Former Attorney General Anil Nandlall had made statements to the effect that the government, then in opposition, shot down pieces of legislation that had prevented the payments to the companies. Harmon said the failure of the former government to honour the CCJ rulings is a violation of Treaty of Chaguaramas signed by Guyana and other Caribbean Community (CARICOM) member states that are part of the Single Market.
TCL won a case at the level of the regional trade court after proving that Guyana had unilaterally waived the 15 percent Common External Tariff (CET) on extra-regionally produced cement, although the Trinidad-headquartered company had had the ability to supply the local market.

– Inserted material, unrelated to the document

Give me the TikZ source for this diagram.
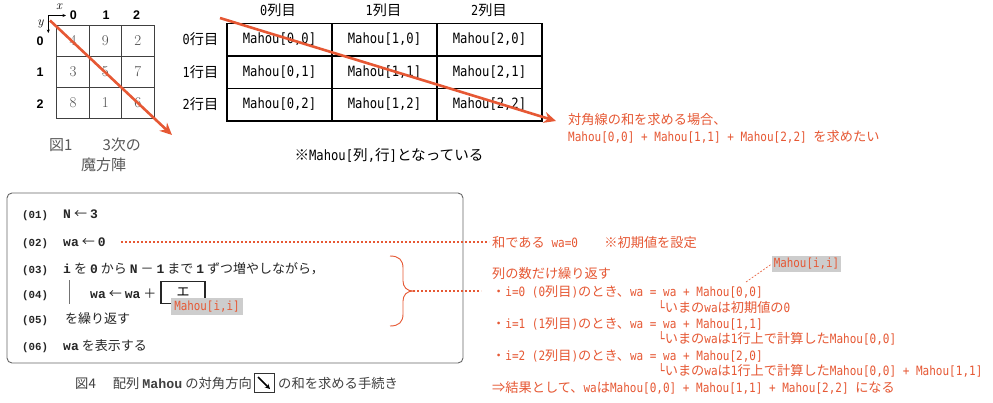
\documentclass[tikz,border=0pt]{standalone}
\usepackage{fontspec}
\usetikzlibrary{arrows.meta,calc}
\newfontfamily\jpf{Noto Sans CJK JP}
\newfontfamily\dvm{DejaVu Sans Mono}[Scale=0.97,FakeStretch=0.86]
\newfontfamily\lmo{Liberation Mono}[Scale=0.83]
\newfontfamily\lmoB{Liberation Mono}[Scale=1.0]
\newfontfamily\lsans{Liberation Sans}
\newcommand\jpsw{\jpf\mdseries}
\newcommand\cbold{\lmo\bfseries}
\newcommand\cboldB{\lmoB\bfseries}
\newcommand\lat{\dvm}
\newcommand\sk{\kern3pt}
\chardef\jpcls=50
\newcount\jpc
\jpc="21
\loop \XeTeXcharclass\jpc=0 \advance\jpc by 1 \ifnum\jpc<"2E80 \repeat
\jpc="2E80
\loop \XeTeXcharclass\jpc=\jpcls \advance\jpc by 1 \ifnum\jpc<"A000 \repeat
\jpc="FF00
\loop \XeTeXcharclass\jpc=\jpcls \advance\jpc by 1 \ifnum\jpc<"FFF0 \repeat
\XeTeXcharclass"203B=\jpcls
\XeTeXcharclass"21D2=\jpcls
\XeTeXcharclass"2190=\jpcls
\XeTeXinterchartoks 0 \jpcls = {\jpsw}
\XeTeXinterchartoks 4095 \jpcls = {\jpsw}
\XeTeXinterchartoks \jpcls 0 = {\lat}
\XeTeXinterchartoks \jpcls 4095 = {\lat}
\XeTeXinterchartokenstate=1
\definecolor{rd}{RGB}{230,88,52}
\definecolor{gb}{RGB}{205,205,205}
\begin{document}
\begin{tikzpicture}[x=1pt,y=-1pt,
  rtx/.style={text=rd,inner sep=0pt,anchor=base west,font=\fontsize{13.2}{15}\selectfont\let\lat\dvm\lat},
  cnum/.style={text=black!85,inner sep=0pt,anchor=base west,font=\fontsize{13}{15}\selectfont\let\lat\cbold\lat},
  ctx/.style={text=black!85,inner sep=0pt,anchor=base west,font=\fontsize{13}{15}\selectfont\let\lat\cboldB\lat},
  captx/.style={text=black!75,inner sep=0pt,anchor=base west,font=\fontsize{13.3}{15}\selectfont\let\lat\cboldB\lat},
  tcell/.style={draw=black,line width=1.4pt,minimum width=105pt,minimum height=32.5pt,inner sep=0pt,font=\fontsize{14.6}{16}\selectfont\let\lat\dvm\lat},
  thead/.style={inner sep=0pt,font=\fontsize{14.2}{16}\selectfont\let\lat\dvm\lat},
  mcell/.style={draw=black!75,line width=0.9pt,minimum width=32.4pt,minimum height=31pt,inner sep=0pt,text=black!70,font=\fontsize{15}{16}\selectfont},
  mlab/.style={inner sep=0pt,font=\fontsize{12.5}{14}\selectfont\lsans\bfseries},
  rarrow/.style={draw=rd,line width=2.6pt,-{Stealth[length=12pt,width=11pt]}},
  rdot/.style={draw=rd,line width=2pt,dash pattern=on 2pt off 2pt},
  gtag/.style={fill=gb,text=rd,inner xsep=3pt,inner ysep=2.5pt,font=\fontsize{13}{15}\selectfont\let\lat\dvm\lat}]
\useasboundingbox (0,0) rectangle (993,402);
\fill[white] (0,0) rectangle (993,402);

% ---- magic square
\node[mcell] (m00) at (73.0,40.5) {4};
\node[mcell] (m10) at (105.4,40.5) {9};
\node[mcell] (m20) at (137.8,40.5) {2};
\node[mcell] (m01) at (73.0,71.5) {3};
\node[mcell] (m11) at (105.4,71.5) {5};
\node[mcell] (m21) at (137.8,71.5) {7};
\node[mcell] (m02) at (73.0,102.5) {8};
\node[mcell] (m12) at (105.4,102.5) {1};
\node[mcell] (m22) at (137.8,102.5) {6};
\node[mlab] (cx0) at (73.3,15) {0};
\node[mlab] (cx1) at (106,15) {1};
\node[mlab] (cx2) at (136.7,15) {2};
\node[mlab] (ry0) at (40,41.5) {0};
\node[mlab] (ry1) at (40,72.5) {1};
\node[mlab] (ry2) at (40,104) {2};
\coordinate (ax0) at (48.3,15.5);
\coordinate (axx) at (66,15.5);
\coordinate (axy) at (48.3,33);
\draw[line width=0.6pt,-{Stealth[length=3.5pt,width=3pt]}] (ax0) -- (axx);
\draw[line width=0.6pt,-{Stealth[length=3.5pt,width=3pt]}] (ax0) -- (axy);
\node[inner sep=0pt,font=\fontsize{13}{13}\selectfont\itshape] (lx) at (59,6.5) {x};
\node[inner sep=0pt,font=\fontsize{13}{13}\selectfont\itshape] (ly) at (40.5,24) {y};
\node[inner sep=0pt,text=black!65,font=\fontsize{15}{17}\selectfont\let\lat\jpsw\lat] (cap1a) at (95,145) {図1\hspace{2em}3次の};
\node[inner sep=0pt,text=black!65,font=\fontsize{15}{17}\selectfont\let\lat\jpsw\lat] (cap1b) at (103.5,165) {魔方陣};
\coordinate (a1s) at (50,20.5);
\coordinate (a1e) at (172,135);
\draw[rarrow] (a1s) -- (a1e);

% ---- table
\node[thead] (h0) at (278,10) {0列目};
\node[thead] (h1) at (383.5,10) {1列目};
\node[thead] (h2) at (489,10) {2列目};
\node[thead] (r0) at (200.5,39.5) {0行目};
\node[thead] (r1) at (200.5,72) {1行目};
\node[thead] (r2) at (200.5,104.5) {2行目};
\node[tcell] (t00) at (279.5,39.55) {Mahou[0,0]};
\node[tcell] (t10) at (384.5,39.55) {Mahou[1,0]};
\node[tcell] (t20) at (489.5,39.55) {Mahou[2,0]};
\node[tcell] (t01) at (279.5,72.05) {Mahou[0,1]};
\node[tcell] (t11) at (384.5,72.05) {Mahou[1,1]};
\node[tcell] (t21) at (489.5,72.05) {Mahou[2,1]};
\node[tcell] (t02) at (279.5,104.55) {Mahou[0,2]};
\node[tcell] (t12) at (384.5,104.55) {Mahou[1,2]};
\node[tcell] (t22) at (489.5,104.55) {Mahou[2,2]};
\node[thead,font=\fontsize{14.6}{16}\selectfont\let\lat\dvm\lat] (note) at (389,155) {※Mahou[列,行]となっている};
\coordinate (a2s) at (220,18);
\coordinate (a2e) at (556,121);
\draw[rarrow] (a2s) -- (a2e);
\node[rtx] (T1) at (568,124) {対角線の和を求める場合、};
\node[rtx] (T2) at (568,141) {Mahou[0,0] + Mahou[1,1] + Mahou[2,2] を求めたい};

% ---- code box
\node[draw=black!60,line width=0.9pt,rounded corners=5pt,minimum width=456pt,minimum height=170pt,inner sep=0pt] (cbox) at (235,278) {};
\node[cnum] (n1) at (22,218) {(01)};
\node[cnum] (n2) at (22,246.5) {(02)};
\node[cnum] (n3) at (22,273) {(03)};
\node[cnum] (n4) at (22,298) {(04)};
\node[cnum] (n5) at (22,323) {(05)};
\node[cnum] (n6) at (22,350) {(06)};
\node[ctx] (s1) at (63,218) {N\sk ←\sk 3};
\node[ctx] (s2) at (63,246.5) {wa\sk ←\sk 0};
\node[ctx] (s3) at (63,273) {i\sk を\sk 0\sk から\sk N\sk －\sk 1\sk まで\sk 1\sk ずつ増やしながら，};
\node[ctx] (s4) at (90,298) {wa\sk ←\sk wa\sk ＋};
\node[ctx] (s5) at (65,323) {を繰り返す};
\node[ctx] (s6) at (63,350) {wa\sk を表示する};
\coordinate (bar1) at (69.5,280);
\coordinate (bar2) at (69.5,304);
\draw[black!55,line width=0.8pt] (bar1) -- (bar2);
\node[draw=black!85,line width=1.4pt,minimum width=44pt,minimum height=21.5pt,inner sep=0pt,font=\fontsize{13}{15}\selectfont\let\lat\jpsw\lat] (ebox) at (183,292.5) {エ};
\node[gtag] (tag1) at (207,306.5) {Mahou[i,i]};
\node[captx] (cap4a) at (75,388) {図{\jpsw 4}\hspace{17pt}配列\kern3pt Mahou\kern3pt の対角方向};
\node[draw=black!80,line width=0.9pt,minimum width=20pt,minimum height=19pt,inner sep=0pt] (icon) at (264,383) {};
\draw[line width=1.6pt,-{Stealth[length=5pt,width=5pt]}] ($(icon.center)+(-6,-6)$) -- ($(icon.center)+(6,6)$);
\node[captx] (cap4b) at (278,388) {の和を求める手続き};

% ---- brace and dotted connectors
\draw[rd,line width=0.9pt] (390,256) .. controls (399,256) and (403,260) .. (403,268) -- (403,281) .. controls (403,287) and (407,291) .. (413,291) .. controls (407,291) and (403,295) .. (403,301) -- (403,314) .. controls (403,322) and (399,326) .. (390,326);
\coordinate (bracetip) at (413,291);
\coordinate (dot3e) at (481,291);
\draw[rdot] (bracetip) -- (dot3e);
\coordinate (dot2s) at (121,242);
\coordinate (dot2e) at (489,242);
\draw[rdot] (dot2s) -- (dot2e);

% ---- right explanation
\node[rtx] (L1) at (492,247) {和である wa=0　　※初期値を設定};
\node[rtx] (L2) at (492,278) {列の数だけ繰り返す};
\node[rtx] (L3) at (492,296) {・i=0 (0列目)のとき、wa = wa + Mahou[0,0]};
\node[rtx] (L4) at (658,312) {└いまのwaは初期値の0};
\node[rtx] (L5) at (492,328) {・i=1 (1列目)のとき、wa = wa + Mahou[1,1]};
\node[rtx] (L6) at (658,343) {└いまのwaは1行上で計算したMahou[0,0]};
\node[rtx] (L7) at (492,360) {・i=2 (2列目)のとき、wa = wa + Mahou[2,0]};
\node[rtx] (L8) at (658,375) {└いまのwaは1行上で計算したMahou[0,0] + Mahou[1,1]};
\node[rtx] (L9) at (492,392) {⇒結果として、waはMahou[0,0] + Mahou[1,1] + Mahou[2,2] になる};
\node[gtag,inner xsep=2pt,inner ysep=2.5pt] (tag2) at (806.5,264) {Mahou[i,i]};
\coordinate (tagline) at (746,282);
\draw[rd,line width=0.6pt,dash pattern=on 2pt off 1.5pt] (tagline) -- (tag2.west);
\end{tikzpicture}
\end{document}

“It is not as if the opposition in the Tenth Parliament voted down a piece of legislation directly related to this issue,” he said.
In relation to the CCJ’s ruling in favour of Rudisa Beverages, Harmon said at the time, the government brought a piece of legislation styled “environmental tax”. “It was meant rather than removing this obnoxious imposition of a container tax, it was meant to create additional taxes on other persons so that they bring them even.”
Harmon said that is what the then opposition objected to. “We said if you want to have an environmental tax, then in the first place the tax should be connected to the purposes of the environment,” rather than putting it with a lump sum for purposes other than the environment.
He highlighted other concerns which led the then opposition to oppose the legislation, including the fact that, “billions of dollars were already collected on that tax that was never applied to anything that had to do with the environment.” The promise of a separate account for the environmental tax was also not forthcoming, he said.
He added that the former government was warned that the legislation they were proposing at the time “would be running afoul of CARICOM Treaty obligations.” Harmon said, “They insisted on doing it, and that was the result.”
He expressed discontent that the former Cabinet would have approved the payment for the companies, “but in spite, this crass contempt continued.” He said the contempt caused increases o the sums to be paid.